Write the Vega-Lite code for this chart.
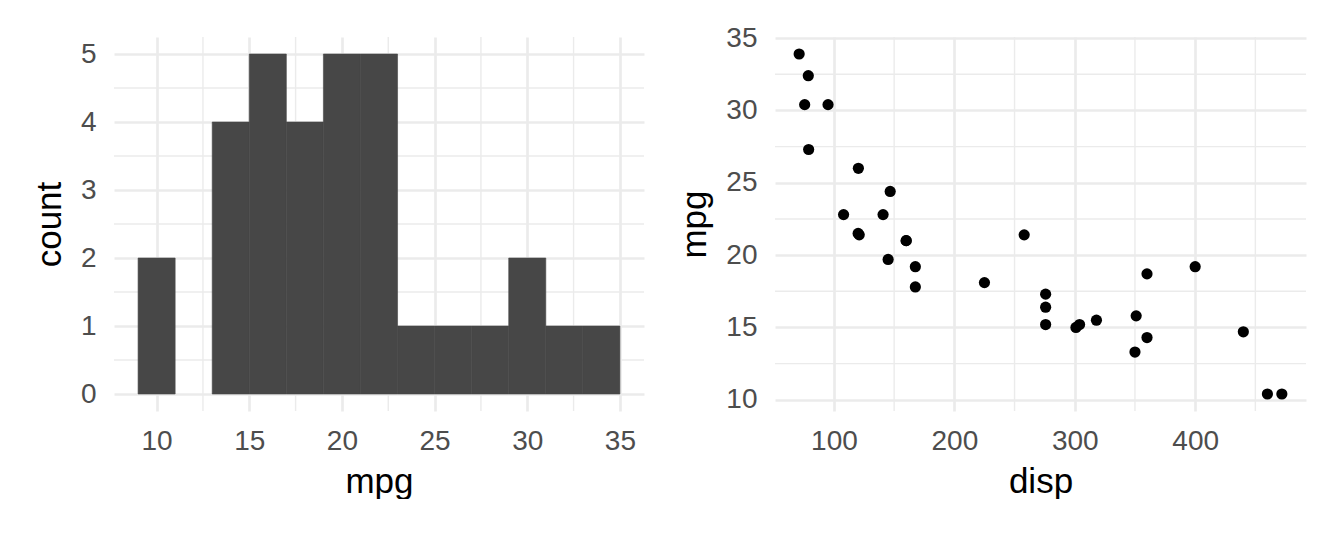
{
  "$schema": "https://vega.github.io/schema/vega-lite/v6.json",
  "background": "white",
  "padding": {"left": 32, "top": 24, "right": 0, "bottom": 0},
  "bounds": "flush",
  "spacing": 131,
  "config": {
    "view": {"stroke": null},
    "axis": {
      "labelFont": "Liberation Sans",
      "labelFontSize": 28,
      "labelColor": "#4D4D4D",
      "titleFont": "Liberation Sans",
      "titleFontSize": 35,
      "titleFontWeight": "normal",
      "titleColor": "#000000",
      "ticks": false,
      "domain": false,
      "grid": true,
      "gridColor": "#EBEBEB",
      "gridWidth": 2.7
    },
    "axisX": {"labelPadding": 16, "titlePadding": 9},
    "axisY": {"labelPadding": 18, "titlePadding": 13}
  },
  "datasets": {
    "bins": [
      {"lo": 9, "hi": 11, "count": 2},
      {"lo": 13, "hi": 15, "count": 4},
      {"lo": 15, "hi": 17, "count": 5},
      {"lo": 17, "hi": 19, "count": 4},
      {"lo": 19, "hi": 21, "count": 5},
      {"lo": 21, "hi": 23, "count": 5},
      {"lo": 23, "hi": 25, "count": 1},
      {"lo": 25, "hi": 27, "count": 1},
      {"lo": 27, "hi": 29, "count": 1},
      {"lo": 29, "hi": 31, "count": 2},
      {"lo": 31, "hi": 33, "count": 1},
      {"lo": 33, "hi": 35, "count": 1}
    ],
    "cars": [
      {"disp": 160, "mpg": 21.0},
      {"disp": 160, "mpg": 21.0},
      {"disp": 108, "mpg": 22.8},
      {"disp": 258, "mpg": 21.4},
      {"disp": 360, "mpg": 18.7},
      {"disp": 225, "mpg": 18.1},
      {"disp": 360, "mpg": 14.3},
      {"disp": 146.7, "mpg": 24.4},
      {"disp": 140.8, "mpg": 22.8},
      {"disp": 167.6, "mpg": 19.2},
      {"disp": 167.6, "mpg": 17.8},
      {"disp": 275.8, "mpg": 16.4},
      {"disp": 275.8, "mpg": 17.3},
      {"disp": 275.8, "mpg": 15.2},
      {"disp": 472, "mpg": 10.4},
      {"disp": 460, "mpg": 10.4},
      {"disp": 440, "mpg": 14.7},
      {"disp": 78.7, "mpg": 32.4},
      {"disp": 75.7, "mpg": 30.4},
      {"disp": 71.1, "mpg": 33.9},
      {"disp": 120.1, "mpg": 21.5},
      {"disp": 318, "mpg": 15.5},
      {"disp": 304, "mpg": 15.2},
      {"disp": 350, "mpg": 13.3},
      {"disp": 400, "mpg": 19.2},
      {"disp": 79, "mpg": 27.3},
      {"disp": 120.3, "mpg": 26.0},
      {"disp": 95.1, "mpg": 30.4},
      {"disp": 351, "mpg": 15.8},
      {"disp": 145, "mpg": 19.7},
      {"disp": 301, "mpg": 15.0},
      {"disp": 121, "mpg": 21.4}
    ],
    "lxminor": [{"v": 12.5}, {"v": 17.5}, {"v": 22.5}, {"v": 27.5}, {"v": 32.5}],
    "lyminor": [{"v": 0.5}, {"v": 1.5}, {"v": 2.5}, {"v": 3.5}, {"v": 4.5}],
    "rxminor": [{"v": 150}, {"v": 250}, {"v": 350}, {"v": 450}],
    "ryminor": [{"v": 12.5}, {"v": 17.5}, {"v": 22.5}, {"v": 27.5}, {"v": 32.5}]
  },
  "hconcat": [
    {
      "width": 530,
      "height": 374,
      "layer": [
        {
          "data": {"name": "lxminor"},
          "mark": {"type": "rule", "color": "#EBEBEB", "strokeWidth": 1.4},
          "encoding": {
            "x": {
              "field": "v", "type": "quantitative",
              "scale": {"domain": [7.7, 36.3], "nice": false, "zero": false},
              "axis": {"title": "mpg", "values": [10, 15, 20, 25, 30, 35]}
            }
          }
        },
        {
          "data": {"name": "lyminor"},
          "mark": {"type": "rule", "color": "#EBEBEB", "strokeWidth": 1.4},
          "encoding": {
            "y": {
              "field": "v", "type": "quantitative",
              "scale": {"domain": [-0.25, 5.25], "nice": false, "zero": false},
              "axis": {"title": "count", "values": [0, 1, 2, 3, 4, 5]}
            }
          }
        },
        {
          "data": {"name": "bins"},
          "mark": {"type": "bar", "color": "#474747", "stroke": "#474747", "strokeWidth": 0.6, "binSpacing": 0},
          "encoding": {
            "x": {
              "field": "lo", "type": "quantitative",
              "scale": {"domain": [7.7, 36.3], "nice": false, "zero": false},
              "axis": {"title": "mpg", "values": [10, 15, 20, 25, 30, 35]}
            },
            "x2": {"field": "hi"},
            "y": {
              "field": "count", "type": "quantitative",
              "scale": {"domain": [-0.25, 5.25], "nice": false, "zero": false},
              "axis": {"title": "count", "values": [0, 1, 2, 3, 4, 5]}
            },
            "y2": {"datum": 0}
          }
        }
      ]
    },
    {
      "width": 531,
      "height": 374,
      "layer": [
        {
          "data": {"name": "rxminor"},
          "mark": {"type": "rule", "color": "#EBEBEB", "strokeWidth": 1.4},
          "encoding": {
            "x": {
              "field": "v", "type": "quantitative",
              "scale": {"domain": [51.05, 492.05], "nice": false, "zero": false},
              "axis": {"title": "disp", "values": [100, 200, 300, 400]}
            }
          }
        },
        {
          "data": {"name": "ryminor"},
          "mark": {"type": "rule", "color": "#EBEBEB", "strokeWidth": 1.4},
          "encoding": {
            "y": {
              "field": "v", "type": "quantitative",
              "scale": {"domain": [9.225, 35.075], "nice": false, "zero": false},
              "axis": {"title": "mpg", "values": [10, 15, 20, 25, 30, 35]}
            }
          }
        },
        {
          "data": {"name": "cars"},
          "mark": {"type": "circle", "color": "#000000", "opacity": 1, "size": 125},
          "encoding": {
            "x": {
              "field": "disp", "type": "quantitative",
              "scale": {"domain": [51.05, 492.05], "nice": false, "zero": false},
              "axis": {"title": "disp", "values": [100, 200, 300, 400]}
            },
            "y": {
              "field": "mpg", "type": "quantitative",
              "scale": {"domain": [9.225, 35.075], "nice": false, "zero": false},
              "axis": {"title": "mpg", "values": [10, 15, 20, 25, 30, 35]}
            }
          }
        }
      ]
    }
  ]
}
+-------+
■ **WORK TO COMPLETE**
Reproduce each line exactly, please, except for any pictures.

■ **CORRECT RESULT**
Write the Vega-Lite code for this chart.
{
  "$schema": "https://vega.github.io/schema/vega-lite/v6.json",
  "background": "white",
  "padding": {"left": 32, "top": 24, "right": 0, "bottom": 0},
  "bounds": "flush",
  "spacing": 131,
  "config": {
    "view": {"stroke": null},
    "axis": {
      "labelFont": "Liberation Sans",
      "labelFontSize": 28,
      "labelColor": "#4D4D4D",
      "titleFont": "Liberation Sans",
      "titleFontSize": 35,
      "titleFontWeight": "normal",
      "titleColor": "#000000",
      "ticks": false,
      "domain": false,
      "grid": true,
      "gridColor": "#EBEBEB",
      "gridWidth": 2.7
    },
    "axisX": {"labelPadding": 16, "titlePadding": 9},
    "axisY": {"labelPadding": 18, "titlePadding": 13}
  },
  "datasets": {
    "bins": [
      {"lo": 9, "hi": 11, "count": 2},
      {"lo": 13, "hi": 15, "count": 4},
      {"lo": 15, "hi": 17, "count": 5},
      {"lo": 17, "hi": 19, "count": 4},
      {"lo": 19, "hi": 21, "count": 5},
      {"lo": 21, "hi": 23, "count": 5},
      {"lo": 23, "hi": 25, "count": 1},
      {"lo": 25, "hi": 27, "count": 1},
      {"lo": 27, "hi": 29, "count": 1},
      {"lo": 29, "hi": 31, "count": 2},
      {"lo": 31, "hi": 33, "count": 1},
      {"lo": 33, "hi": 35, "count": 1}
    ],
    "cars": [
      {"disp": 160, "mpg": 21.0},
      {"disp": 160, "mpg": 21.0},
      {"disp": 108, "mpg": 22.8},
      {"disp": 258, "mpg": 21.4},
      {"disp": 360, "mpg": 18.7},
      {"disp": 225, "mpg": 18.1},
      {"disp": 360, "mpg": 14.3},
      {"disp": 146.7, "mpg": 24.4},
      {"disp": 140.8, "mpg": 22.8},
      {"disp": 167.6, "mpg": 19.2},
      {"disp": 167.6, "mpg": 17.8},
      {"disp": 275.8, "mpg": 16.4},
      {"disp": 275.8, "mpg": 17.3},
      {"disp": 275.8, "mpg": 15.2},
      {"disp": 472, "mpg": 10.4},
      {"disp": 460, "mpg": 10.4},
      {"disp": 440, "mpg": 14.7},
      {"disp": 78.7, "mpg": 32.4},
      {"disp": 75.7, "mpg": 30.4},
      {"disp": 71.1, "mpg": 33.9},
      {"disp": 120.1, "mpg": 21.5},
      {"disp": 318, "mpg": 15.5},
      {"disp": 304, "mpg": 15.2},
      {"disp": 350, "mpg": 13.3},
      {"disp": 400, "mpg": 19.2},
      {"disp": 79, "mpg": 27.3},
      {"disp": 120.3, "mpg": 26.0},
      {"disp": 95.1, "mpg": 30.4},
      {"disp": 351, "mpg": 15.8},
      {"disp": 145, "mpg": 19.7},
      {"disp": 301, "mpg": 15.0},
      {"disp": 121, "mpg": 21.4}
    ],
    "lxminor": [{"v": 12.5}, {"v": 17.5}, {"v": 22.5}, {"v": 27.5}, {"v": 32.5}],
    "lyminor": [{"v": 0.5}, {"v": 1.5}, {"v": 2.5}, {"v": 3.5}, {"v": 4.5}],
    "rxminor": [{"v": 150}, {"v": 250}, {"v": 350}, {"v": 450}],
    "ryminor": [{"v": 12.5}, {"v": 17.5}, {"v": 22.5}, {"v": 27.5}, {"v": 32.5}]
  },
  "hconcat": [
    {
      "width": 530,
      "height": 374,
      "layer": [
        {
          "data": {"name": "lxminor"},
          "mark": {"type": "rule", "color": "#EBEBEB", "strokeWidth": 1.4},
          "encoding": {
            "x": {
              "field": "v", "type": "quantitative",
              "scale": {"domain": [7.7, 36.3], "nice": false, "zero": false},
              "axis": {"title": "mpg", "values": [10, 15, 20, 25, 30, 35]}
            }
          }
        },
        {
          "data": {"name": "lyminor"},
          "mark": {"type": "rule", "color": "#EBEBEB", "strokeWidth": 1.4},
          "encoding": {
            "y": {
              "field": "v", "type": "quantitative",
              "scale": {"domain": [-0.25, 5.25], "nice": false, "zero": false},
              "axis": {"title": "count", "values": [0, 1, 2, 3, 4, 5]}
            }
          }
        },
        {
          "data": {"name": "bins"},
          "mark": {"type": "bar", "color": "#474747", "stroke": "#474747", "strokeWidth": 0.6, "binSpacing": 0},
          "encoding": {
            "x": {
              "field": "lo", "type": "quantitative",
              "scale": {"domain": [7.7, 36.3], "nice": false, "zero": false},
              "axis": {"title": "mpg", "values": [10, 15, 20, 25, 30, 35]}
            },
            "x2": {"field": "hi"},
            "y": {
              "field": "count", "type": "quantitative",
              "scale": {"domain": [-0.25, 5.25], "nice": false, "zero": false},
              "axis": {"title": "count", "values": [0, 1, 2, 3, 4, 5]}
            },
            "y2": {"datum": 0}
          }
        }
      ]
    },
    {
      "width": 531,
      "height": 374,
      "layer": [
        {
          "data": {"name": "rxminor"},
          "mark": {"type": "rule", "color": "#EBEBEB", "strokeWidth": 1.4},
          "encoding": {
            "x": {
              "field": "v", "type": "quantitative",
              "scale": {"domain": [51.05, 492.05], "nice": false, "zero": false},
              "axis": {"title": "disp", "values": [100, 200, 300, 400]}
            }
          }
        },
        {
          "data": {"name": "ryminor"},
          "mark": {"type": "rule", "color": "#EBEBEB", "strokeWidth": 1.4},
          "encoding": {
            "y": {
              "field": "v", "type": "quantitative",
              "scale": {"domain": [9.225, 35.075], "nice": false, "zero": false},
              "axis": {"title": "mpg", "values": [10, 15, 20, 25, 30, 35]}
            }
          }
        },
        {
          "data": {"name": "cars"},
          "mark": {"type": "circle", "color": "#000000", "opacity": 1, "size": 125},
          "encoding": {
            "x": {
              "field": "disp", "type": "quantitative",
              "scale": {"domain": [51.05, 492.05], "nice": false, "zero": false},
              "axis": {"title": "disp", "values": [100, 200, 300, 400]}
            },
            "y": {
              "field": "mpg", "type": "quantitative",
              "scale": {"domain": [9.225, 35.075], "nice": false, "zero": false},
              "axis": {"title": "mpg", "values": [10, 15, 20, 25, 30, 35]}
            }
          }
        }
      ]
    }
  ]
}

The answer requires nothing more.